## Data block
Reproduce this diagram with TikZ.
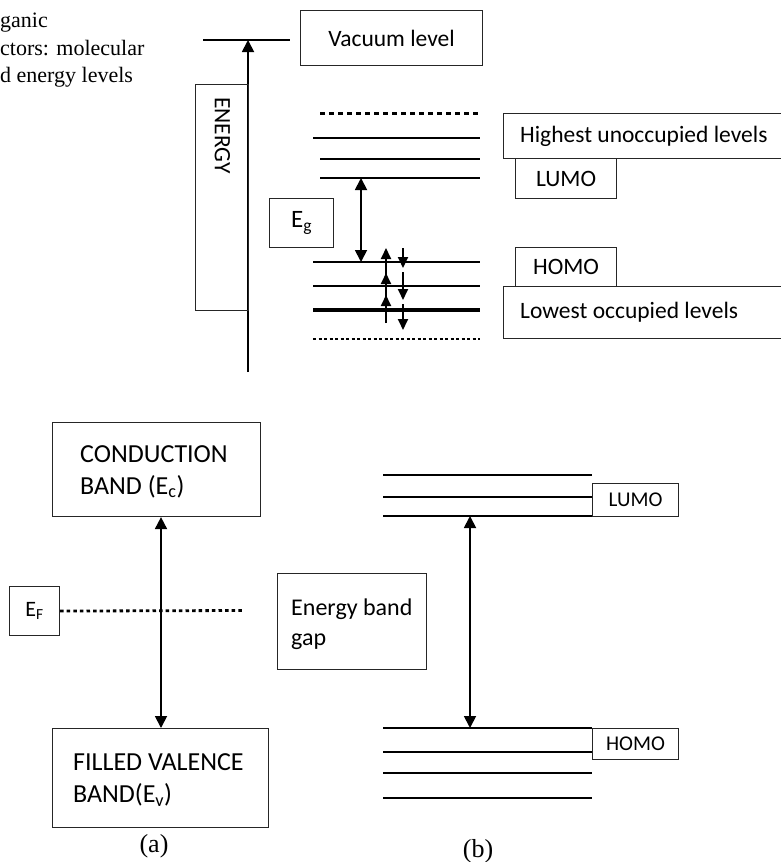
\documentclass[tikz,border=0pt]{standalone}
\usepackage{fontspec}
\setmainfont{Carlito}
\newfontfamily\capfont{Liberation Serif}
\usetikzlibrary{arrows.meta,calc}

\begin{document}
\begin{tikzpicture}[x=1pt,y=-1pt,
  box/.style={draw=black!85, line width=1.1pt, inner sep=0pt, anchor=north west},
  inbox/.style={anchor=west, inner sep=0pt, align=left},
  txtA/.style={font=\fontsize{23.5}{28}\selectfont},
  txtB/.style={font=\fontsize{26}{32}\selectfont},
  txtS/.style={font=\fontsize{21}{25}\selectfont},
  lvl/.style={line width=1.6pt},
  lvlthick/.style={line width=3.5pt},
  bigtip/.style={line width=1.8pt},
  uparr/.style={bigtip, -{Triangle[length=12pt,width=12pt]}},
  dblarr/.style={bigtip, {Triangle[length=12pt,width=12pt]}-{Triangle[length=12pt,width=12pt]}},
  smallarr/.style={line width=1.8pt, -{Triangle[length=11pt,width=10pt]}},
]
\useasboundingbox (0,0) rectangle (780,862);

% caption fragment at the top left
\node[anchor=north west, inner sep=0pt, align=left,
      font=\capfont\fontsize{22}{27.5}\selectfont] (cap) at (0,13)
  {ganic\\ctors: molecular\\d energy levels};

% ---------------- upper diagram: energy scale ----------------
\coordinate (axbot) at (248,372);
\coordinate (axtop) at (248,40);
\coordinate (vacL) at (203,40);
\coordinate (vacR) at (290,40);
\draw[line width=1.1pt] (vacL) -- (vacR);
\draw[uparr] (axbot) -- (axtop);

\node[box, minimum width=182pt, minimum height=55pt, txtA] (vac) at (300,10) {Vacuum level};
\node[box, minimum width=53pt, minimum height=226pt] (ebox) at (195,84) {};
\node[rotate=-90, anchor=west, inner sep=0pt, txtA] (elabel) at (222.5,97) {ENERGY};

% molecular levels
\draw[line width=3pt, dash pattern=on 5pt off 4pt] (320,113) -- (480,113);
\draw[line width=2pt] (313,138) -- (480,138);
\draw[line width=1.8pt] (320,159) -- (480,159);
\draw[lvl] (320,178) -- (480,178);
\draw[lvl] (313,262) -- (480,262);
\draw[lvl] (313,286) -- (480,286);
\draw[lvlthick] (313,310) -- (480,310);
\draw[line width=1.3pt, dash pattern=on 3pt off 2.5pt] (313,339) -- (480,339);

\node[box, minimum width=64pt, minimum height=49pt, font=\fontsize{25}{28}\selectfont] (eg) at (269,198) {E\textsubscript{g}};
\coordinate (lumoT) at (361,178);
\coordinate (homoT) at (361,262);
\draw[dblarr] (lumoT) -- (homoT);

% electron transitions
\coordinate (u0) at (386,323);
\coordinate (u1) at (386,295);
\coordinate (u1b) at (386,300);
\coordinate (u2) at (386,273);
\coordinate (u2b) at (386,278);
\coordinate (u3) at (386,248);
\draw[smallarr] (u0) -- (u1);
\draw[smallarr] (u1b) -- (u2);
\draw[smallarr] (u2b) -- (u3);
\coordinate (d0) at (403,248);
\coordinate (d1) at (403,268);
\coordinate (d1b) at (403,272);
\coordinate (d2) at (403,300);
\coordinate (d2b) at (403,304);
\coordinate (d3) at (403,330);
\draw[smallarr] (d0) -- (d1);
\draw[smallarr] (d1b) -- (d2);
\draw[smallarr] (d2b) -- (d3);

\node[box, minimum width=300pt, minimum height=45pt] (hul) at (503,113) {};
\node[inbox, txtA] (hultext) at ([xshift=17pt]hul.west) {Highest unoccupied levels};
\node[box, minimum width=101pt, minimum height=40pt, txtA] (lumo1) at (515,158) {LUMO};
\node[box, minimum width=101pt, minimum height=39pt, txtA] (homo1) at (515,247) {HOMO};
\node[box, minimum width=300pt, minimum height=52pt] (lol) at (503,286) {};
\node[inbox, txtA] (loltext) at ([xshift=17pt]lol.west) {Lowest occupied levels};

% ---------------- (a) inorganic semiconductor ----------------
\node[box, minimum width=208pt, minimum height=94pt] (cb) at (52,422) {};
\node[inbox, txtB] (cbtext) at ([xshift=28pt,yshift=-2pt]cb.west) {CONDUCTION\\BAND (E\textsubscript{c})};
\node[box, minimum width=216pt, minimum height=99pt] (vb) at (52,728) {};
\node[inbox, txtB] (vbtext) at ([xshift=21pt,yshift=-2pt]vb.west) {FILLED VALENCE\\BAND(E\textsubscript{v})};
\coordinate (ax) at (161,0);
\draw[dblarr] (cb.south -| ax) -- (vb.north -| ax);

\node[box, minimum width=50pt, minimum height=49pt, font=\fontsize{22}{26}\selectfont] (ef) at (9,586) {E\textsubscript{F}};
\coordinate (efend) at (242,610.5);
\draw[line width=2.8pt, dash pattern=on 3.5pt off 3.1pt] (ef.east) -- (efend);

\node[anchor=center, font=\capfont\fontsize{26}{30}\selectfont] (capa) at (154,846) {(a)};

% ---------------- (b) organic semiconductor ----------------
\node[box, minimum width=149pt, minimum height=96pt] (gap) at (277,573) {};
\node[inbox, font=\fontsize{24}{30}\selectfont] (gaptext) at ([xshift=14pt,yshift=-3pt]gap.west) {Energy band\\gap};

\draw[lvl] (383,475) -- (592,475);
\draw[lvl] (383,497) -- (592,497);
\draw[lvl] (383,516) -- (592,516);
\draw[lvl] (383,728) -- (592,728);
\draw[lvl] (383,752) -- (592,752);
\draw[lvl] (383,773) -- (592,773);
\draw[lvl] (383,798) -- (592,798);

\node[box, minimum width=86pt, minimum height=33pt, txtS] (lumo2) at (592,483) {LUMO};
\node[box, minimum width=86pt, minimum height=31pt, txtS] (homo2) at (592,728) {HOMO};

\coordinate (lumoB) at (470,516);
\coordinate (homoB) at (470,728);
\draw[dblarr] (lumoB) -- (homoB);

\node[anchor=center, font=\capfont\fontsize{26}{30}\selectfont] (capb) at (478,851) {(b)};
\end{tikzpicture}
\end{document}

## Written request
Reproduce the full listing faithfully, but do not carry over any pictures.

## Completed exercise
Reproduce this diagram with TikZ.
\documentclass[tikz,border=0pt]{standalone}
\usepackage{fontspec}
\setmainfont{Carlito}
\newfontfamily\capfont{Liberation Serif}
\usetikzlibrary{arrows.meta,calc}

\begin{document}
\begin{tikzpicture}[x=1pt,y=-1pt,
  box/.style={draw=black!85, line width=1.1pt, inner sep=0pt, anchor=north west},
  inbox/.style={anchor=west, inner sep=0pt, align=left},
  txtA/.style={font=\fontsize{23.5}{28}\selectfont},
  txtB/.style={font=\fontsize{26}{32}\selectfont},
  txtS/.style={font=\fontsize{21}{25}\selectfont},
  lvl/.style={line width=1.6pt},
  lvlthick/.style={line width=3.5pt},
  bigtip/.style={line width=1.8pt},
  uparr/.style={bigtip, -{Triangle[length=12pt,width=12pt]}},
  dblarr/.style={bigtip, {Triangle[length=12pt,width=12pt]}-{Triangle[length=12pt,width=12pt]}},
  smallarr/.style={line width=1.8pt, -{Triangle[length=11pt,width=10pt]}},
]
\useasboundingbox (0,0) rectangle (780,862);

% caption fragment at the top left
\node[anchor=north west, inner sep=0pt, align=left,
      font=\capfont\fontsize{22}{27.5}\selectfont] (cap) at (0,13)
  {ganic\\ctors: molecular\\d energy levels};

% ---------------- upper diagram: energy scale ----------------
\coordinate (axbot) at (248,372);
\coordinate (axtop) at (248,40);
\coordinate (vacL) at (203,40);
\coordinate (vacR) at (290,40);
\draw[line width=1.1pt] (vacL) -- (vacR);
\draw[uparr] (axbot) -- (axtop);

\node[box, minimum width=182pt, minimum height=55pt, txtA] (vac) at (300,10) {Vacuum level};
\node[box, minimum width=53pt, minimum height=226pt] (ebox) at (195,84) {};
\node[rotate=-90, anchor=west, inner sep=0pt, txtA] (elabel) at (222.5,97) {ENERGY};

% molecular levels
\draw[line width=3pt, dash pattern=on 5pt off 4pt] (320,113) -- (480,113);
\draw[line width=2pt] (313,138) -- (480,138);
\draw[line width=1.8pt] (320,159) -- (480,159);
\draw[lvl] (320,178) -- (480,178);
\draw[lvl] (313,262) -- (480,262);
\draw[lvl] (313,286) -- (480,286);
\draw[lvlthick] (313,310) -- (480,310);
\draw[line width=1.3pt, dash pattern=on 3pt off 2.5pt] (313,339) -- (480,339);

\node[box, minimum width=64pt, minimum height=49pt, font=\fontsize{25}{28}\selectfont] (eg) at (269,198) {E\textsubscript{g}};
\coordinate (lumoT) at (361,178);
\coordinate (homoT) at (361,262);
\draw[dblarr] (lumoT) -- (homoT);

% electron transitions
\coordinate (u0) at (386,323);
\coordinate (u1) at (386,295);
\coordinate (u1b) at (386,300);
\coordinate (u2) at (386,273);
\coordinate (u2b) at (386,278);
\coordinate (u3) at (386,248);
\draw[smallarr] (u0) -- (u1);
\draw[smallarr] (u1b) -- (u2);
\draw[smallarr] (u2b) -- (u3);
\coordinate (d0) at (403,248);
\coordinate (d1) at (403,268);
\coordinate (d1b) at (403,272);
\coordinate (d2) at (403,300);
\coordinate (d2b) at (403,304);
\coordinate (d3) at (403,330);
\draw[smallarr] (d0) -- (d1);
\draw[smallarr] (d1b) -- (d2);
\draw[smallarr] (d2b) -- (d3);

\node[box, minimum width=300pt, minimum height=45pt] (hul) at (503,113) {};
\node[inbox, txtA] (hultext) at ([xshift=17pt]hul.west) {Highest unoccupied levels};
\node[box, minimum width=101pt, minimum height=40pt, txtA] (lumo1) at (515,158) {LUMO};
\node[box, minimum width=101pt, minimum height=39pt, txtA] (homo1) at (515,247) {HOMO};
\node[box, minimum width=300pt, minimum height=52pt] (lol) at (503,286) {};
\node[inbox, txtA] (loltext) at ([xshift=17pt]lol.west) {Lowest occupied levels};

% ---------------- (a) inorganic semiconductor ----------------
\node[box, minimum width=208pt, minimum height=94pt] (cb) at (52,422) {};
\node[inbox, txtB] (cbtext) at ([xshift=28pt,yshift=-2pt]cb.west) {CONDUCTION\\BAND (E\textsubscript{c})};
\node[box, minimum width=216pt, minimum height=99pt] (vb) at (52,728) {};
\node[inbox, txtB] (vbtext) at ([xshift=21pt,yshift=-2pt]vb.west) {FILLED VALENCE\\BAND(E\textsubscript{v})};
\coordinate (ax) at (161,0);
\draw[dblarr] (cb.south -| ax) -- (vb.north -| ax);

\node[box, minimum width=50pt, minimum height=49pt, font=\fontsize{22}{26}\selectfont] (ef) at (9,586) {E\textsubscript{F}};
\coordinate (efend) at (242,610.5);
\draw[line width=2.8pt, dash pattern=on 3.5pt off 3.1pt] (ef.east) -- (efend);

\node[anchor=center, font=\capfont\fontsize{26}{30}\selectfont] (capa) at (154,846) {(a)};

% ---------------- (b) organic semiconductor ----------------
\node[box, minimum width=149pt, minimum height=96pt] (gap) at (277,573) {};
\node[inbox, font=\fontsize{24}{30}\selectfont] (gaptext) at ([xshift=14pt,yshift=-3pt]gap.west) {Energy band\\gap};

\draw[lvl] (383,475) -- (592,475);
\draw[lvl] (383,497) -- (592,497);
\draw[lvl] (383,516) -- (592,516);
\draw[lvl] (383,728) -- (592,728);
\draw[lvl] (383,752) -- (592,752);
\draw[lvl] (383,773) -- (592,773);
\draw[lvl] (383,798) -- (592,798);

\node[box, minimum width=86pt, minimum height=33pt, txtS] (lumo2) at (592,483) {LUMO};
\node[box, minimum width=86pt, minimum height=31pt, txtS] (homo2) at (592,728) {HOMO};

\coordinate (lumoB) at (470,516);
\coordinate (homoB) at (470,728);
\draw[dblarr] (lumoB) -- (homoB);

\node[anchor=center, font=\capfont\fontsize{26}{30}\selectfont] (capb) at (478,851) {(b)};
\end{tikzpicture}
\end{document}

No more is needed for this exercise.